The other day I tried to calculate how many servers run 24/7 just to serve ads nobody clicks.
I didn't find the exact number. But I know it's obscene.
The elephant in the server room
The tech industry consumes about 4% of global energy. Seems small until you remember it's more than all civil aviation.
And what do we do with this energy?
- Train AI models to generate pictures of cats wearing hats
- Mine cryptocurrencies backed by faith
- Serve personalized ads you ignore
- Stream 4K videos on a 6-inch phone
I'm not judging. I also watch Netflix in 4K. But it's worth thinking about.
The code we write
Every line of inefficient code is wasted energy. Multiplied by millions of executions, it becomes burnt forest.
# This runs every hour, on millions of servers
for user in all_users: # N queries
send_notification(user)
# vs
users = get_all_users() # 1 query
send_bulk_notification(users)
The difference seems small. But when you multiply by scale, by time, by datacenters around the world...
Micro-optimizations that matter (at scale)
- Lazy loading — don't load what the user won't see
- Compression — fewer bytes, less energy to transmit
- Cache — computation that doesn't need to happen again
- CDNs — data closer to the user, less distance to travel
Nothing revolutionary.

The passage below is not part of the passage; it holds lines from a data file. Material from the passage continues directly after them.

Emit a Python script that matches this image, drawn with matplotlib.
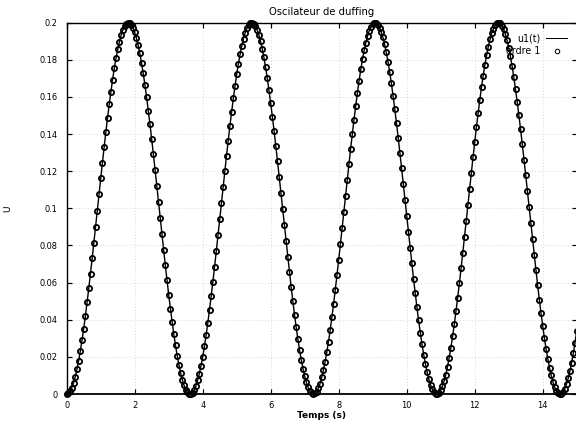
import numpy as np
import matplotlib
matplotlib.use("Agg")
import matplotlib.pyplot as plt
from matplotlib.ticker import FuncFormatter

# pas de temps entre deux echantillons (s)
t_step = 0.05

# reponse u1(t), un echantillon tous les t_step
u1 = [
    0.0000, 0.0004, 0.0015, 0.0034, 0.0059, 0.0092, 0.0132, 0.0178, 0.0231, 0.0289,
    0.0352, 0.0420, 0.0493, 0.0570, 0.0649, 0.0732, 0.0816, 0.0902, 0.0988, 0.1075,
    0.1161, 0.1245, 0.1328, 0.1409, 0.1486, 0.1560, 0.1629, 0.1694, 0.1754, 0.1808,
    0.1856, 0.1897, 0.1932, 0.1960, 0.1981, 0.1994, 0.2000,
    0.1998, 0.1989, 0.1972, 0.1948, 0.1917, 0.1880, 0.1835, 0.1784, 0.1728, 0.1666,
    0.1599, 0.1527, 0.1452, 0.1373, 0.1291, 0.1208, 0.1122, 0.1036, 0.0949, 0.0863,
    0.0778, 0.0694, 0.0613, 0.0535, 0.0460, 0.0389, 0.0323, 0.0262, 0.0206, 0.0157,
    0.0113, 0.0077, 0.0047, 0.0024, 0.0009, 0.0001,
    0.0001, 0.0008, 0.0022, 0.0044, 0.0073, 0.0109, 0.0152, 0.0201, 0.0256, 0.0316,
    0.0382, 0.0453, 0.0527, 0.0605, 0.0686, 0.0769, 0.0854, 0.0940, 0.1027, 0.1113,
    0.1199, 0.1283, 0.1365, 0.1444, 0.1520, 0.1592, 0.1659, 0.1722, 0.1779, 0.1830,
    0.1875, 0.1914, 0.1946, 0.1970, 0.1987, 0.1997,
    0.2000, 0.1995, 0.1982, 0.1963, 0.1935, 0.1901, 0.1861, 0.1813, 0.1760, 0.1701,
    0.1636, 0.1567, 0.1494, 0.1417, 0.1337, 0.1254, 0.1169, 0.1084, 0.0997, 0.0911,
    0.0825, 0.0740, 0.0658, 0.0578, 0.0501, 0.0428, 0.0359, 0.0295, 0.0236, 0.0183,
    0.0136, 0.0096, 0.0062, 0.0036, 0.0017, 0.0005, 0.0000,
    0.0003, 0.0013, 0.0031, 0.0056, 0.0089, 0.0128, 0.0173, 0.0225, 0.0282, 0.0345,
    0.0413, 0.0485, 0.0561, 0.0641, 0.0723, 0.0807, 0.0893, 0.0979, 0.1066, 0.1152,
    0.1237, 0.1320, 0.1400, 0.1478, 0.1552, 0.1622, 0.1688, 0.1748, 0.1803, 0.1851,
    0.1893, 0.1929, 0.1957, 0.1979, 0.1993, 0.1999,
    0.1999, 0.1990, 0.1974, 0.1951, 0.1921, 0.1884, 0.1840, 0.1790, 0.1734, 0.1673,
    0.1606, 0.1535, 0.1460, 0.1381, 0.1300, 0.1216, 0.1131, 0.1045, 0.0958, 0.0872,
    0.0787, 0.0703, 0.0622, 0.0543, 0.0468, 0.0396, 0.0330, 0.0268, 0.0212, 0.0162,
    0.0118, 0.0080, 0.0050, 0.0026, 0.0010, 0.0002,
    0.0000, 0.0007, 0.0021, 0.0042, 0.0070, 0.0105, 0.0147, 0.0196, 0.0250, 0.0310,
    0.0375, 0.0445, 0.0519, 0.0597, 0.0677, 0.0760, 0.0845, 0.0931, 0.1018, 0.1104,
    0.1190, 0.1274, 0.1356, 0.1436, 0.1512, 0.1584, 0.1652, 0.1715, 0.1773, 0.1825,
    0.1871, 0.1910, 0.1943, 0.1968, 0.1986, 0.1997,
    0.2000, 0.1996, 0.1984, 0.1965, 0.1939, 0.1905, 0.1865, 0.1818, 0.1766, 0.1707,
    0.1643, 0.1575, 0.1502, 0.1425, 0.1345, 0.1263, 0.1178, 0.1093, 0.1006, 0.0920,
    0.0834, 0.0749, 0.0666, 0.0586, 0.0509, 0.0435, 0.0366, 0.0301, 0.0242, 0.0189,
    0.0141, 0.0100, 0.0066, 0.0038, 0.0018, 0.0005, 0.0000,
    0.0002, 0.0012, 0.0029, 0.0053, 0.0085, 0.0123, 0.0168, 0.0219, 0.0276, 0.0339,
]

x_ticks = [0, 2, 4, 6, 8, 10, 12, 14]
y_ticks = [0, 0.02, 0.04, 0.06, 0.08, 0.1, 0.12, 0.14, 0.16, 0.18, 0.2]
x_range = [0, 15]
y_range = [0, 0.2]

temps = np.arange(len(u1)) * t_step

fig = plt.figure(figsize=(8, 428 / 72), dpi=72)
ax = fig.add_axes([66.7 / 576, 34 / 428, 510 / 576, 371.3 / 428])

ax.plot(temps, u1, color="black", lw=1.4, label="u1(t)", clip_on=False, zorder=3)
ax.plot(temps, u1, ls="none", marker="o", ms=5.2, mfc="none", mec="black",
        mew=1.8, label="ordre 1", clip_on=False, zorder=4)

ax.set_xlim(x_range)
ax.set_ylim(y_range)
ax.set_xticks(x_ticks)
ax.set_yticks(y_ticks)
fmt = FuncFormatter(lambda v, pos: "%g" % v)
ax.xaxis.set_major_formatter(fmt)
ax.yaxis.set_major_formatter(fmt)

ax.grid(True, color="#9a9a9a", linestyle=(0, (1, 4)), linewidth=0.6)
ax.set_axisbelow(True)
ax.tick_params(direction="in", top=True, right=True, length=5, width=1.2,
               labelsize=8.3, colors="black")
ax.tick_params(axis="x", pad=6.5)
ax.tick_params(axis="y", pad=9)
for side, sp in ax.spines.items():
    sp.set_linewidth(1.8 if side == "bottom" else 1.4)
    sp.set_color("black")

ax.set_title("Oscilateur de duffing", fontsize=10, pad=7.5)
ax.set_xlabel("Temps (s)", fontsize=9, fontweight="bold")
ax.xaxis.set_label_coords(0.5, -0.046)
ax.set_ylabel("U", fontsize=9)
ax.yaxis.set_label_coords(-0.106, 0.5)

leg = ax.legend(loc="upper right", bbox_to_anchor=(0.981, 0.972), frameon=False,
                markerfirst=False, numpoints=1, fontsize=9.5, handlelength=2.2,
                handletextpad=0.6, labelspacing=0.35, borderpad=0, borderaxespad=0)
for h in leg.legend_handles:
    h.set_linewidth(1.0)
    h.set_markersize(4.5)
    h.set_markeredgewidth(1.0)

fig.savefig("out.png", dpi=72)
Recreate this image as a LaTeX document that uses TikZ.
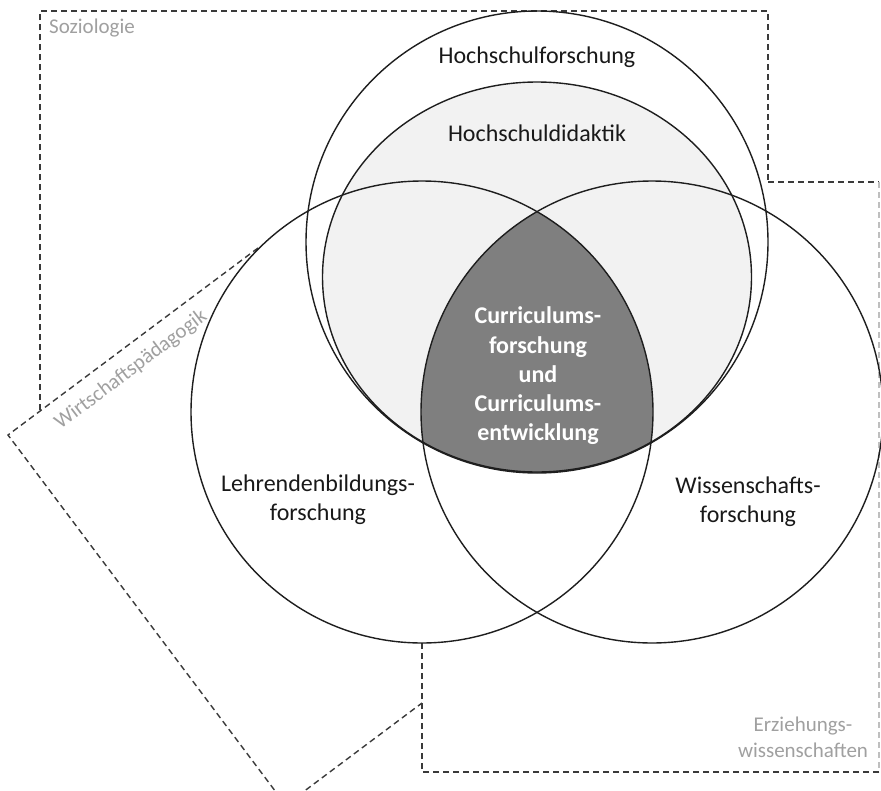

Good practices that are also green practices.
The uncomfortable question
Every project should start with: does this need to exist?
Not every problem needs an app. Not every app needs microservices. Not every microservice needs Kubernetes.
Sometimes the most sustainable solution is a spreadsheet. Or a conversation. Or simply not doing it.
What I do (and don't do)
I won't pretend I'm carbon neutral. I run servers, use cloud, my dev setup consumes energy.
But I try to:
- Turn off what's not in use
- Choose cloud regions with renewable energy
- Avoid over-engineering (fewer services = less consumption)
- Question if the feature really needs to exist
The paradox
The technology that causes the problem can also solve it. Route optimization reduces fuel. Smart grids save energy. Sensors prevent waste.
Code can be part of the solution. But first it needs to stop being part of the problem.
I don't have answers. Just the feeling that we should think more about this while writing that nested loop.